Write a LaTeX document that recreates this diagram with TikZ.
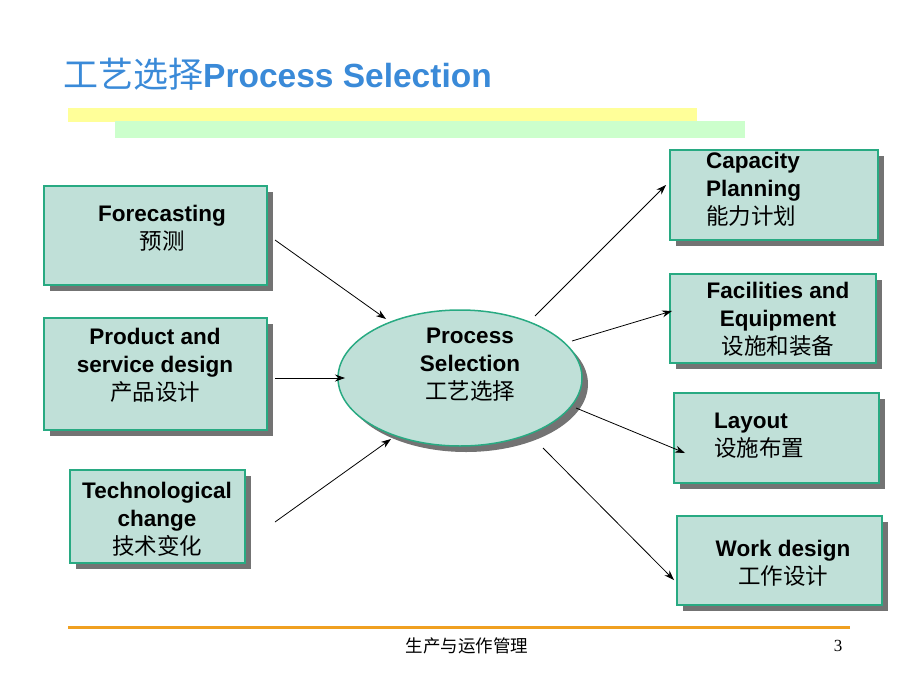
\documentclass[tikz,border=0pt]{standalone}
\usepackage{fontspec}
\setmainfont{Liberation Sans}
\newfontfamily\cjk{Noto Sans CJK SC}
\newfontfamily\serifnum{Liberation Serif}
\usetikzlibrary{shadows,arrows.meta,shapes.geometric}
\definecolor{boxfill}{RGB}{192,224,216}
\definecolor{boxline}{RGB}{40,170,130}
\definecolor{titleblue}{RGB}{58,138,216}
\definecolor{baryellow}{RGB}{255,255,153}
\definecolor{bargreen}{RGB}{204,255,204}
\definecolor{footorange}{RGB}{240,160,32}
\tikzset{
  boxshape/.style={draw=boxline, line width=1.5pt, fill=boxfill, inner sep=0pt,
    drop shadow={shadow xshift=6pt, shadow yshift=-6pt, fill=black!55, opacity=1}},
  boxtext/.style={font=\fontsize{22.5}{28}\selectfont\bfseries, align=center, inner sep=0pt},
  arr/.style={-{Stealth[length=10pt,width=7pt]}, line width=0.8pt, black},
}
\begin{document}
\begin{tikzpicture}[x=1pt,y=-1pt]
\useasboundingbox (0,0) rectangle (920,690);
% title
\node[anchor=base west, inner sep=0pt, text=titleblue] (title) at (63,88) {\fontsize{35}{38}\selectfont\cjk 工艺选择\fontsize{33.5}{38}\selectfont\rmfamily\bfseries Process Selection};
\fill[baryellow] (68,108) rectangle (697,122);
\fill[bargreen] (115,121) rectangle (745,138);
% boxes
\node[boxshape, minimum width=223pt, minimum height=99pt] (fb) at (155.5,235.5) {};
\node[boxshape, minimum width=223pt, minimum height=112pt] (pb) at (155.5,374) {};
\node[boxshape, minimum width=175pt, minimum height=93pt] (tb) at (157.5,516.5) {};
\node[boxshape, minimum width=208pt, minimum height=90pt] (cb) at (774,195) {};
\node[boxshape, minimum width=206pt, minimum height=89pt] (eb) at (773,318.5) {};
\node[boxshape, minimum width=205pt, minimum height=90pt] (lb) at (776.5,438) {};
\node[boxshape, minimum width=205pt, minimum height=89pt] (wb) at (779.5,560.5) {};
\node[boxshape, ellipse, minimum width=244pt, minimum height=136pt] (ps) at (460,378) {};
% texts
\node[boxtext] (ft) at (162,228) {Forecasting\\{\cjk\mdseries 预测}};
\node[boxtext] (pt) at (155,365) {Product and\\service design\\{\cjk\mdseries 产品设计}};
\node[boxtext] (tt) at (157,519) {Technological\\change\\{\cjk\mdseries 技术变化}};
\node[boxtext, align=left, anchor=west] (ct) at (706,189) {Capacity\\Planning\\{\cjk\mdseries 能力计划}};
\node[boxtext] (et) at (778,319) {Facilities and\\Equipment\\{\cjk\mdseries 设施和装备}};
\node[boxtext, align=left, anchor=west] (lt) at (714,436) {Layout\\{\cjk\mdseries 设施布置}};
\node[boxtext] (wt) at (783,563) {Work design\\{\cjk\mdseries 工作设计}};
\node[boxtext] (pst) at (470,365) {Process\\Selection\\{\cjk\mdseries 工艺选择}};
% arrow endpoints
\coordinate (a1) at (275,240); \coordinate (b1) at (386,319);
\coordinate (a2) at (275,378); \coordinate (b2) at (345,378);
\coordinate (a3) at (275,522); \coordinate (b3) at (391,439);
\coordinate (a4) at (535,316); \coordinate (b4) at (666,185);
\coordinate (a5) at (572,341); \coordinate (b5) at (672,311);
\coordinate (a6) at (576,408); \coordinate (b6) at (685,453);
\coordinate (a7) at (543,448); \coordinate (b7) at (674,580);
\draw[arr] (a1) -- (b1);
\draw[arr] (a2) -- (b2);
\draw[arr] (a3) -- (b3);
\draw[arr] (a4) -- (b4);
\draw[arr] (a5) -- (b5);
\draw[arr] (a6) -- (b6);
\draw[arr] (a7) -- (b7);
% footer
\draw[footorange, line width=3pt] (68,627) -- (850,627);
\node[font=\fontsize{17.5}{20}\selectfont, inner sep=0pt] (foot) at (467,646) {\cjk 生产与运作管理};
\node[font=\fontsize{17}{20}\selectfont, inner sep=0pt] (pg) at (838,646) {\serifnum 3};
\end{tikzpicture}
\end{document}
====================
* **THE PROBLEM**
Without the pictures, write out all of the material exactly.

* **THE COMPLETED TASK**
Write a LaTeX document that recreates this diagram with TikZ.
\documentclass[tikz,border=0pt]{standalone}
\usepackage{fontspec}
\setmainfont{Liberation Sans}
\newfontfamily\cjk{Noto Sans CJK SC}
\newfontfamily\serifnum{Liberation Serif}
\usetikzlibrary{shadows,arrows.meta,shapes.geometric}
\definecolor{boxfill}{RGB}{192,224,216}
\definecolor{boxline}{RGB}{40,170,130}
\definecolor{titleblue}{RGB}{58,138,216}
\definecolor{baryellow}{RGB}{255,255,153}
\definecolor{bargreen}{RGB}{204,255,204}
\definecolor{footorange}{RGB}{240,160,32}
\tikzset{
  boxshape/.style={draw=boxline, line width=1.5pt, fill=boxfill, inner sep=0pt,
    drop shadow={shadow xshift=6pt, shadow yshift=-6pt, fill=black!55, opacity=1}},
  boxtext/.style={font=\fontsize{22.5}{28}\selectfont\bfseries, align=center, inner sep=0pt},
  arr/.style={-{Stealth[length=10pt,width=7pt]}, line width=0.8pt, black},
}
\begin{document}
\begin{tikzpicture}[x=1pt,y=-1pt]
\useasboundingbox (0,0) rectangle (920,690);
% title
\node[anchor=base west, inner sep=0pt, text=titleblue] (title) at (63,88) {\fontsize{35}{38}\selectfont\cjk 工艺选择\fontsize{33.5}{38}\selectfont\rmfamily\bfseries Process Selection};
\fill[baryellow] (68,108) rectangle (697,122);
\fill[bargreen] (115,121) rectangle (745,138);
% boxes
\node[boxshape, minimum width=223pt, minimum height=99pt] (fb) at (155.5,235.5) {};
\node[boxshape, minimum width=223pt, minimum height=112pt] (pb) at (155.5,374) {};
\node[boxshape, minimum width=175pt, minimum height=93pt] (tb) at (157.5,516.5) {};
\node[boxshape, minimum width=208pt, minimum height=90pt] (cb) at (774,195) {};
\node[boxshape, minimum width=206pt, minimum height=89pt] (eb) at (773,318.5) {};
\node[boxshape, minimum width=205pt, minimum height=90pt] (lb) at (776.5,438) {};
\node[boxshape, minimum width=205pt, minimum height=89pt] (wb) at (779.5,560.5) {};
\node[boxshape, ellipse, minimum width=244pt, minimum height=136pt] (ps) at (460,378) {};
% texts
\node[boxtext] (ft) at (162,228) {Forecasting\\{\cjk\mdseries 预测}};
\node[boxtext] (pt) at (155,365) {Product and\\service design\\{\cjk\mdseries 产品设计}};
\node[boxtext] (tt) at (157,519) {Technological\\change\\{\cjk\mdseries 技术变化}};
\node[boxtext, align=left, anchor=west] (ct) at (706,189) {Capacity\\Planning\\{\cjk\mdseries 能力计划}};
\node[boxtext] (et) at (778,319) {Facilities and\\Equipment\\{\cjk\mdseries 设施和装备}};
\node[boxtext, align=left, anchor=west] (lt) at (714,436) {Layout\\{\cjk\mdseries 设施布置}};
\node[boxtext] (wt) at (783,563) {Work design\\{\cjk\mdseries 工作设计}};
\node[boxtext] (pst) at (470,365) {Process\\Selection\\{\cjk\mdseries 工艺选择}};
% arrow endpoints
\coordinate (a1) at (275,240); \coordinate (b1) at (386,319);
\coordinate (a2) at (275,378); \coordinate (b2) at (345,378);
\coordinate (a3) at (275,522); \coordinate (b3) at (391,439);
\coordinate (a4) at (535,316); \coordinate (b4) at (666,185);
\coordinate (a5) at (572,341); \coordinate (b5) at (672,311);
\coordinate (a6) at (576,408); \coordinate (b6) at (685,453);
\coordinate (a7) at (543,448); \coordinate (b7) at (674,580);
\draw[arr] (a1) -- (b1);
\draw[arr] (a2) -- (b2);
\draw[arr] (a3) -- (b3);
\draw[arr] (a4) -- (b4);
\draw[arr] (a5) -- (b5);
\draw[arr] (a6) -- (b6);
\draw[arr] (a7) -- (b7);
% footer
\draw[footorange, line width=3pt] (68,627) -- (850,627);
\node[font=\fontsize{17.5}{20}\selectfont, inner sep=0pt] (foot) at (467,646) {\cjk 生产与运作管理};
\node[font=\fontsize{17}{20}\selectfont, inner sep=0pt] (pg) at (838,646) {\serifnum 3};
\end{tikzpicture}
\end{document}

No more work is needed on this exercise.